- _The task_
Pull each line holding the word "this" from the data.

- _Records provided_
____

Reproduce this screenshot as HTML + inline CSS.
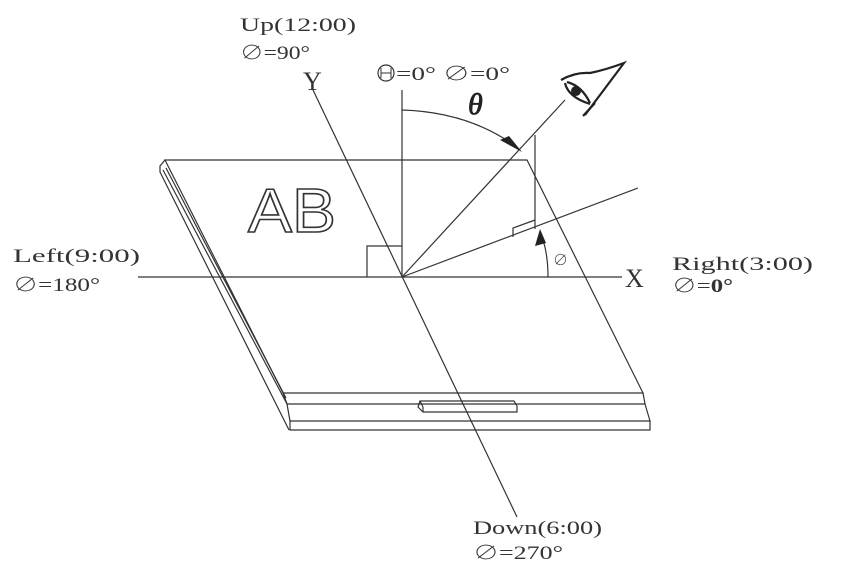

____

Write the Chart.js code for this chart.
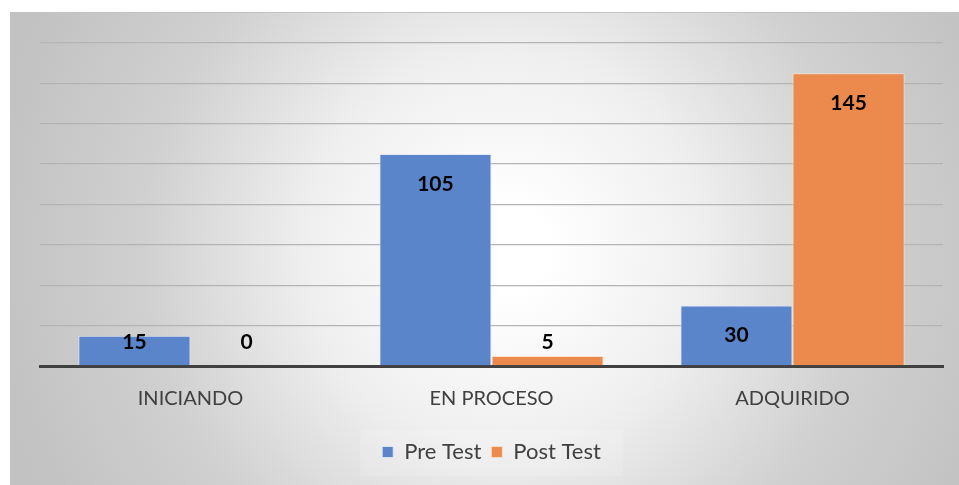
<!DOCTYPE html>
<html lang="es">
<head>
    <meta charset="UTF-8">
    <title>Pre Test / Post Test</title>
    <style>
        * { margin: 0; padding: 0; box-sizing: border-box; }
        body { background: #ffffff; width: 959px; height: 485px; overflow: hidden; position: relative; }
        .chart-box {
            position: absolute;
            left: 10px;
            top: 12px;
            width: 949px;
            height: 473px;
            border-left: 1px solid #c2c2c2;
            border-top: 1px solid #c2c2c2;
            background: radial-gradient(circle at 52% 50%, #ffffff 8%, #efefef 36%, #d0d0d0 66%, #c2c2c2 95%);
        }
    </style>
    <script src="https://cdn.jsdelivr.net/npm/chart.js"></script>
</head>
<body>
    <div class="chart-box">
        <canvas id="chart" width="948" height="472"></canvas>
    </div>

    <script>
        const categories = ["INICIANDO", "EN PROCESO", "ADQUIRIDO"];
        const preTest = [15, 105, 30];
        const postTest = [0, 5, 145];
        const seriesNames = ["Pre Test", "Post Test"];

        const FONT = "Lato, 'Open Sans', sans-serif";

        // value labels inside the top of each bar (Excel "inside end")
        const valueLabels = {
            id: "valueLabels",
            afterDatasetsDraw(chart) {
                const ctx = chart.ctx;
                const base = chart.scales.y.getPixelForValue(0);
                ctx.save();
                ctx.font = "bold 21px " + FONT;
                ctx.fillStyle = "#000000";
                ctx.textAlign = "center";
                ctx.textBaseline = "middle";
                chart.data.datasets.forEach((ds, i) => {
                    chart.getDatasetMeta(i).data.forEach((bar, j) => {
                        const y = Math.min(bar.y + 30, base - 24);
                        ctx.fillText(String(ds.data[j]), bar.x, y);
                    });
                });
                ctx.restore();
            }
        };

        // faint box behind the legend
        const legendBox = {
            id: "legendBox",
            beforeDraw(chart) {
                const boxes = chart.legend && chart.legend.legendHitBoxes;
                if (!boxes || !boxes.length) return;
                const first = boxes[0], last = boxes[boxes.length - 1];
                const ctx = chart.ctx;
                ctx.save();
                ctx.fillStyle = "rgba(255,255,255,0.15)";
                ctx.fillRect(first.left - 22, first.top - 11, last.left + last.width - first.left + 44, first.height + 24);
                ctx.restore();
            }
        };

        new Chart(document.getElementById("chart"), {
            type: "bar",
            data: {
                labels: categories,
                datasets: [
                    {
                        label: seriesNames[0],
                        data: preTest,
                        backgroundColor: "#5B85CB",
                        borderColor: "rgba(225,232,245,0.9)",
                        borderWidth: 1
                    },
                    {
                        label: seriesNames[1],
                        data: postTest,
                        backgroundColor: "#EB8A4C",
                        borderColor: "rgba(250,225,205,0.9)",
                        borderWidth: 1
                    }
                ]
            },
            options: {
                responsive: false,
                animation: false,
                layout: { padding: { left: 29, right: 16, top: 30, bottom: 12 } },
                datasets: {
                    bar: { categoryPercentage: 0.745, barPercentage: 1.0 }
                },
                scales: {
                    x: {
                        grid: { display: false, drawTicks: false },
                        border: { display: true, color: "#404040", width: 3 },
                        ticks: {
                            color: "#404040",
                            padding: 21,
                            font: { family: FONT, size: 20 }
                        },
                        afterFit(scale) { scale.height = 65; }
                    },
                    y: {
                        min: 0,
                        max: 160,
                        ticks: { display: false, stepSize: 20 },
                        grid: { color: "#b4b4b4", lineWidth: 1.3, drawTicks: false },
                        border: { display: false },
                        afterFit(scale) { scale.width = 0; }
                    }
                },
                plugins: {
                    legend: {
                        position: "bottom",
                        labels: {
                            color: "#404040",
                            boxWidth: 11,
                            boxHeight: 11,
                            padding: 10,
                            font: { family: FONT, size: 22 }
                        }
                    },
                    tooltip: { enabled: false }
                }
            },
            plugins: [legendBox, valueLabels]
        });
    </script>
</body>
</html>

____

- _Answer for the task_
Reproduce this screenshot as HTML + inline CSS.
Write the Chart.js code for this chart.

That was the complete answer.